Explaining why the footage was not accepted at the time to punish Albon, the stewards explained that it’s due to the need for consistent camera angles for all competitors at all times.
“Track limit infringements are almost universally enforced based on principal video evidence from a fixed CCTV camera of adequate resolution positioned to clearly see a car’s position in relation to the track limit boundary,” the stewards’ decision read. “The CCTV camera for Turn 6 did not meet that standard as it did not cover the apex of the corner.
“Because onboard cameras are only useful for verifying a breach when viewing a car in front of the camera car and not the camera car itself, the stewards believed they could not accurately and consistently conclude whether a breach occurred for every car on every lap.
“Anecdotal usage of trailing car video, which may or may not be available for any given car’s potential breach at any given time does not meet that accurate and consistent evidence standard.”
Haas’ request to revisit the final classification based on potential other breaches was also dismissed as the on-board footage was available at the time, and because that can only be dealt with by protesting the lack of decisions made at the time, rather than requesting a right of review.
“The stewards reaffirm that a petition to review the final classification must concern the classification itself,” the stewards’ announcement stated. “It is not possible to exercise the right of review on the final classification to question decisions taken prior to it.
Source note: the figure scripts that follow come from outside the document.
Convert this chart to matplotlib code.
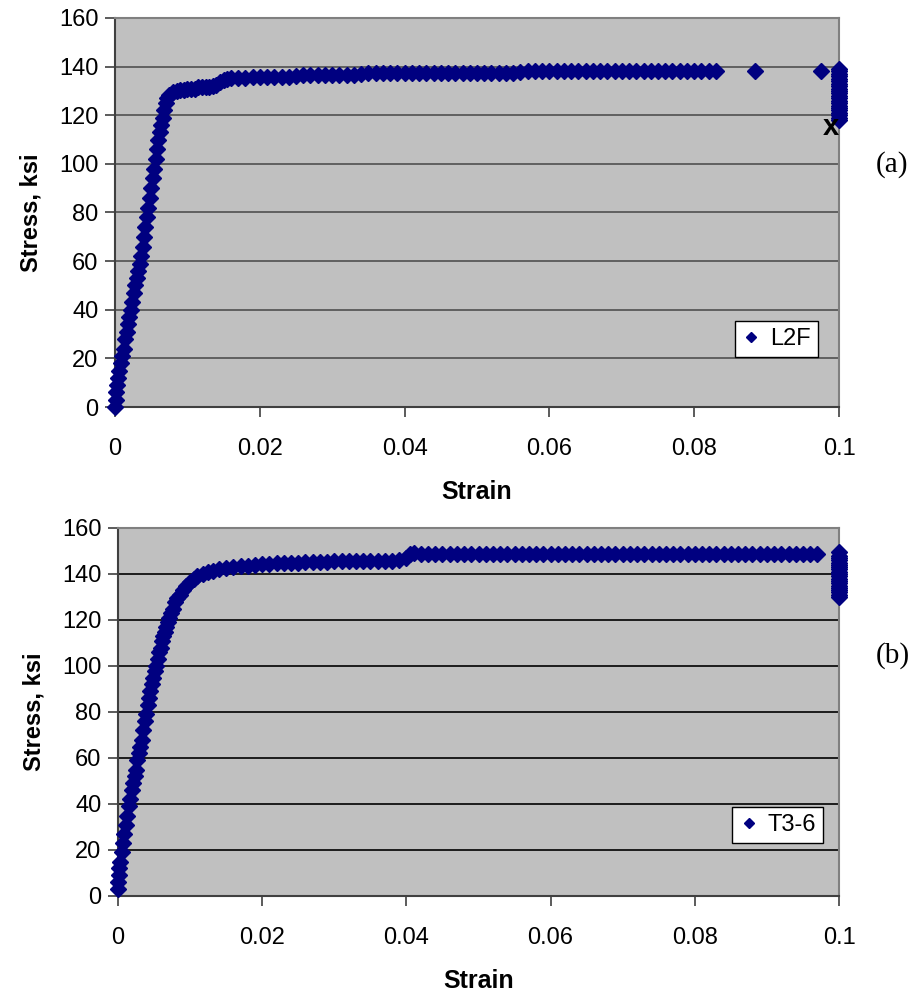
import matplotlib
matplotlib.use("Agg")
import matplotlib.pyplot as plt
from matplotlib.lines import Line2D

plt.rcParams['font.family'] = ['Liberation Sans', 'DejaVu Sans']

# ---------------- data (a) L2F ----------------
strain_a = [0.0000, 0.0001, 0.0002, 0.0003, 0.0004, 0.0006, 0.0008, 0.0010, 0.0012, 0.0014,
            0.0016, 0.0018, 0.0020, 0.0022, 0.0024, 0.0026, 0.0028, 0.0030, 0.0032, 0.0034,
            0.0036, 0.0038, 0.0040, 0.0042, 0.0044, 0.0046, 0.0048, 0.0050, 0.0052, 0.0054,
            0.0056, 0.0058, 0.0060, 0.0062, 0.0064, 0.0066, 0.0068, 0.0070, 0.0072, 0.0075,
            0.0080, 0.0085, 0.0090, 0.0095, 0.0100, 0.0105, 0.0110, 0.0115, 0.0120, 0.0125,
            0.0130, 0.0135, 0.0140, 0.0145, 0.0150, 0.0155, 0.0160, 0.0170, 0.0180, 0.0190,
            0.0200, 0.0210, 0.0220, 0.0230, 0.0240, 0.0250, 0.0260, 0.0270, 0.0280, 0.0290,
            0.0300, 0.0310, 0.0320, 0.0330, 0.0340, 0.0350, 0.0360, 0.0370, 0.0380, 0.0390,
            0.0400, 0.0410, 0.0420, 0.0430, 0.0440, 0.0450, 0.0460, 0.0470, 0.0480, 0.0490,
            0.0500, 0.0510, 0.0520, 0.0530, 0.0540, 0.0550, 0.0560, 0.0570, 0.0580, 0.0590,
            0.0600, 0.0610, 0.0620, 0.0630, 0.0640, 0.0650, 0.0660, 0.0670, 0.0680, 0.0690,
            0.0700, 0.0710, 0.0720, 0.0730, 0.0740, 0.0750, 0.0760, 0.0770, 0.0780, 0.0790,
            0.0800, 0.0810, 0.0820, 0.0830, 0.0884, 0.0975]
stress_a = [0, 3, 6, 9, 12, 15, 18, 21, 24, 28,
            31, 34, 37, 40, 43, 47, 50, 53, 56, 59,
            62, 66, 70, 74, 78, 82, 86, 90, 94, 98,
            102, 106, 110, 113, 116, 119, 122, 125, 127, 128.5,
            129.5, 130, 130.5, 130.5, 131, 131, 131, 131.5, 131.5, 131.5,
            131.5, 132, 132.5, 133.5, 134.5, 135, 135.2, 135.4, 135.5, 135.6,
            135.8, 135.8, 135.8, 135.8, 135.9, 136, 136.4, 136.6, 136.6, 136.6,
            136.6, 136.6, 136.6, 136.7, 136.8, 137.2, 137.3, 137.4, 137.4, 137.4,
            137.4, 137.4, 137.4, 137.4, 137.4, 137.4, 137.4, 137.4, 137.4, 137.4,
            137.4, 137.4, 137.4, 137.4, 137.4, 137.4, 137.8, 138.1, 138.2, 138.2,
            138.2, 138.2, 138.2, 138.2, 138.2, 138.2, 138.2, 138.2, 138.2, 138.2,
            138.2, 138.2, 138.2, 138.2, 138.2, 138.2, 138.2, 138.2, 138.2, 138.2,
            138.2, 138.2, 138.2, 138.2, 138.0, 138.0]
end_strain_a = [0.1, 0.1, 0.1, 0.1, 0.1, 0.1, 0.1, 0.1, 0.1, 0.1, 0.1,
                0.1, 0.1, 0.1, 0.1, 0.1, 0.1, 0.1, 0.1, 0.1, 0.1, 0.1]
end_stress_a = [118, 119, 120, 121, 122, 123, 124, 125, 126, 127, 128,
                129, 130, 131, 132, 133, 134, 135, 136, 137, 138, 139]

# ---------------- data (b) T3-6 ----------------
strain_b = [0.0000, 0.0000, 0.0001, 0.0002, 0.0003, 0.0005, 0.0007, 0.0009, 0.0011, 0.0013,
            0.0015, 0.0017, 0.0019, 0.0021, 0.0023, 0.0025, 0.0027, 0.0029, 0.0031, 0.0033,
            0.0035, 0.0037, 0.0039, 0.0041, 0.0043, 0.0045, 0.0047, 0.0049, 0.0051, 0.0053,
            0.0055, 0.0057, 0.0059, 0.0061, 0.0063, 0.0065, 0.0067, 0.0069, 0.0071, 0.0073,
            0.0076, 0.0079, 0.0082, 0.0086, 0.0090, 0.0095, 0.0100, 0.0105, 0.0110, 0.0118,
            0.0125, 0.0132, 0.0140, 0.0150, 0.0160, 0.0170, 0.0180, 0.0190, 0.0200, 0.0210,
            0.0220, 0.0230, 0.0240, 0.0250, 0.0260, 0.0270, 0.0280, 0.0290, 0.0300, 0.0310,
            0.0320, 0.0330, 0.0340, 0.0350, 0.0360, 0.0370, 0.0380, 0.0390, 0.0400, 0.0405,
            0.0410, 0.0420, 0.0430, 0.0440, 0.0450, 0.0460, 0.0470, 0.0480, 0.0490, 0.0500,
            0.0510, 0.0520, 0.0530, 0.0540, 0.0550, 0.0560, 0.0570, 0.0580, 0.0590, 0.0600,
            0.0610, 0.0620, 0.0630, 0.0640, 0.0650, 0.0660, 0.0670, 0.0680, 0.0690, 0.0700,
            0.0710, 0.0720, 0.0730, 0.0740, 0.0750, 0.0760, 0.0770, 0.0780, 0.0790, 0.0800,
            0.0810, 0.0820, 0.0830, 0.0840, 0.0850, 0.0860, 0.0870, 0.0880, 0.0890, 0.0900,
            0.0910, 0.0920, 0.0930, 0.0940, 0.0950, 0.0960, 0.0970]
stress_b = [3, 6, 9, 12, 15, 19, 23, 27, 31, 35,
            39, 42, 46, 49, 52, 55, 59, 62, 65, 68,
            72, 76, 79, 83, 86, 89, 92, 95, 98, 100,
            103, 106, 108, 111, 113, 115, 117, 119, 121, 123,
            125, 128, 129.5, 131, 133, 135, 136.5, 138, 139, 140,
            141, 141.5, 142, 142.5, 143, 143.3, 143.6, 144, 144.2, 144.5,
            144.6, 144.7, 144.8, 145, 145.1, 145.2, 145.3, 145.4, 145.5, 145.5,
            145.6, 145.6, 145.7, 145.7, 145.8, 145.8, 145.8, 145.9, 147, 148.5,
            149, 148.6, 148.8, 148.7, 148.9, 148.6, 148.8, 148.9, 148.7, 148.8,
            148.9, 148.8, 148.7, 148.9, 148.8, 148.9, 148.8, 148.9, 148.9, 148.8,
            148.9, 148.9, 148.8, 148.9, 148.9, 148.9, 148.8, 148.9, 148.9, 148.9,
            148.9, 148.9, 148.9, 148.9, 148.9, 148.9, 148.9, 148.9, 148.9, 148.9,
            148.9, 148.9, 148.9, 148.9, 148.9, 148.9, 148.9, 148.9, 148.9, 148.9,
            148.9, 148.9, 148.9, 148.9, 148.9, 148.9, 148.9]
end_strain_b = [0.1, 0.1, 0.1, 0.1, 0.1, 0.1, 0.1, 0.1, 0.1, 0.1, 0.1,
                0.1, 0.1, 0.1, 0.1, 0.1, 0.1, 0.1, 0.1, 0.1]
end_stress_b = [130, 131, 132, 133, 134, 135, 136, 137, 138, 139, 140,
                141, 142, 143, 144, 145, 146, 147, 148, 149.5]

x_ticks = [0, 0.02, 0.04, 0.06, 0.08, 0.1]
x_labels = ['0', '0.02', '0.04', '0.06', '0.08', '0.1']
y_ticks = [0, 20, 40, 60, 80, 100, 120, 140, 160]

NAVY = '#000080'
W, H = 918, 999
fig = plt.figure(figsize=(W / 100, H / 100), dpi=100)


def make_axes(rect, xs, ys, exs, eys, label, legend_anchor, grid_color):
    ax = fig.add_axes(rect)
    ax.set_facecolor('#C0C0C0')
    ax.set_xlim(0, 0.1)
    ax.set_ylim(0, 160)
    ax.set_xticks(x_ticks)
    ax.set_xticklabels(x_labels)
    ax.set_yticks(y_ticks)
    ax.tick_params(axis='both', labelsize=17, direction='out', length=7,
                   width=1.2, color='#404040')
    ax.tick_params(axis='x', pad=15)
    ax.tick_params(axis='y', pad=5)
    for y in y_ticks[1:-1]:
        ax.axhline(y, color=grid_color, lw=1.2, zorder=1)
    ax.spines['left'].set_color('#404040')
    ax.spines['bottom'].set_color('#404040')
    ax.spines['left'].set_linewidth(1.5)
    ax.spines['bottom'].set_linewidth(1.5)
    ax.spines['top'].set_color('#808080')
    ax.spines['right'].set_color('#808080')
    ax.spines['top'].set_linewidth(1.5)
    ax.spines['right'].set_linewidth(1.5)
    ax.plot(xs, ys, linestyle='none', marker='D', markersize=8,
            color=NAVY, mec=NAVY, zorder=3, clip_on=False)
    ax.plot(exs, eys, linestyle='none', marker='D', markersize=8,
            color=NAVY, mec=NAVY, zorder=3, clip_on=False)
    ax.set_xlabel('Strain', fontsize=18, fontweight='bold', labelpad=15)
    ax.set_ylabel('Stress, ksi', fontsize=17, fontweight='bold', labelpad=12)
    h = Line2D([], [], linestyle='none', marker='D', markersize=5,
               color=NAVY, mec=NAVY)
    leg = ax.legend([h], [label], loc='lower right',
                    bbox_to_anchor=legend_anchor, fontsize=17,
                    frameon=True, fancybox=False, framealpha=1,
                    edgecolor='black', handlelength=0.8, handletextpad=0.4,
                    borderpad=0.3, borderaxespad=0)
    leg.get_frame().set_linewidth(1.0)
    return ax


ax_a = make_axes([115 / W, 1 - 407 / H, (839 - 115) / W, (407 - 18) / H],
                 strain_a, stress_a, end_strain_a, end_stress_a, 'L2F',
                 (0.971, 0.1285), '#505050')
ax_a.text(0.1, 115, 'x', fontsize=21, fontweight='bold', ha='right',
          va='center', color='black', zorder=4)

ax_b = make_axes([118 / W, 1 - 896 / H, (839 - 118) / W, (896 - 528) / H],
                 strain_b, stress_b, end_strain_b, end_stress_b, 'T3-6',
                 (0.978, 0.144), 'black')

fig.text(876 / W, 1 - 165 / H, '(a)', fontsize=21, family='Liberation Serif',
         ha='left', va='center')
fig.text(876 / W, 1 - 656 / H, '(b)', fontsize=21, family='Liberation Serif',
         ha='left', va='center')

fig.savefig('out.png', dpi=100)
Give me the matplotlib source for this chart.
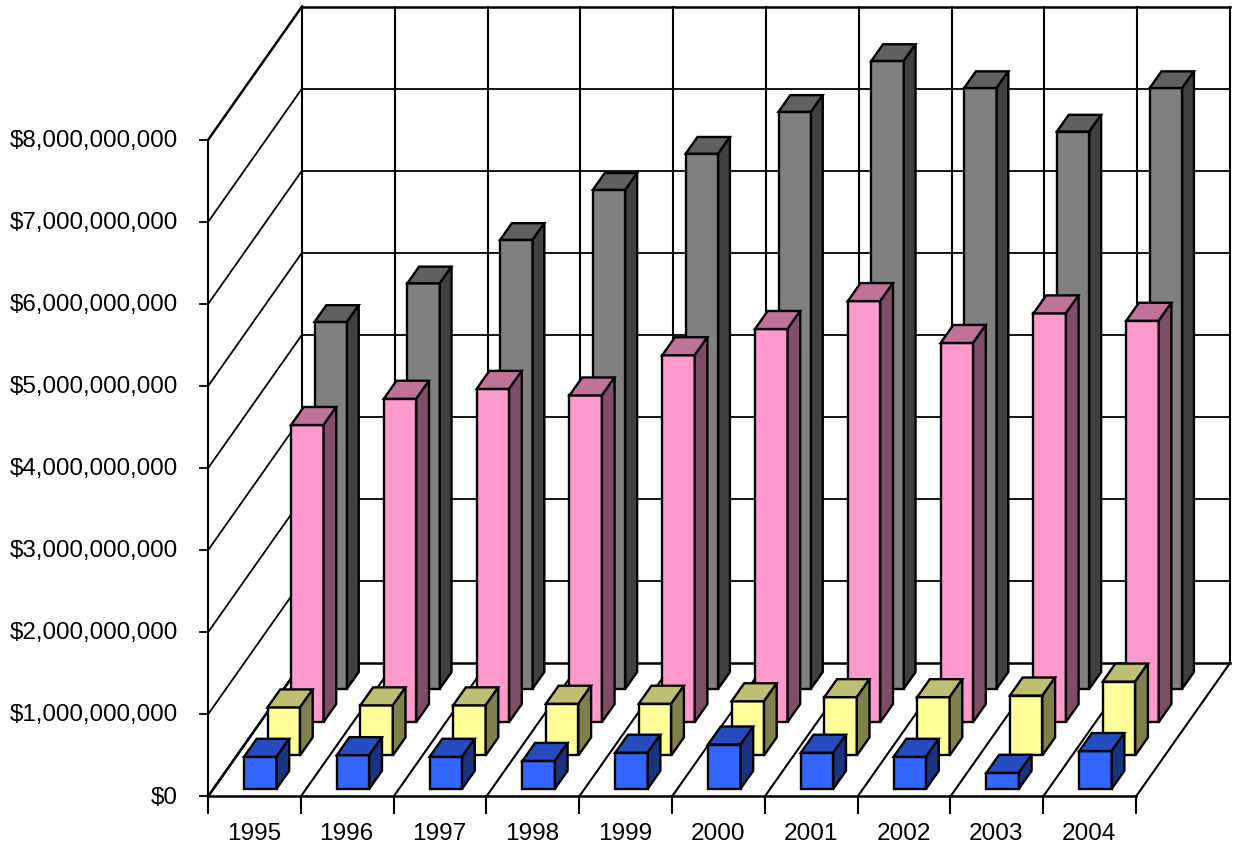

This also applies to incidents for which no ruling was made during an event.”
Despite dismissing the case, the stewards noted that the fact there was evidence of so many potential unpunished breaches at Turn 6 highlights the need for the FIA to make improvements, requesting better solutions are found by the start of the 2024 season.
“Given that, notwithstanding the formal outcome of this decision, the stewards have seen individual pieces of evidence that show what appear to be potential track limit breaches at the apex of Turn 6, they find their inability to properly enforce the current standard for track limits for all competitors completely unsatisfactory and therefore strongly recommend to all concerned that a solution to prevent further reoccurrences of this widespread problem be rapidly deployed.”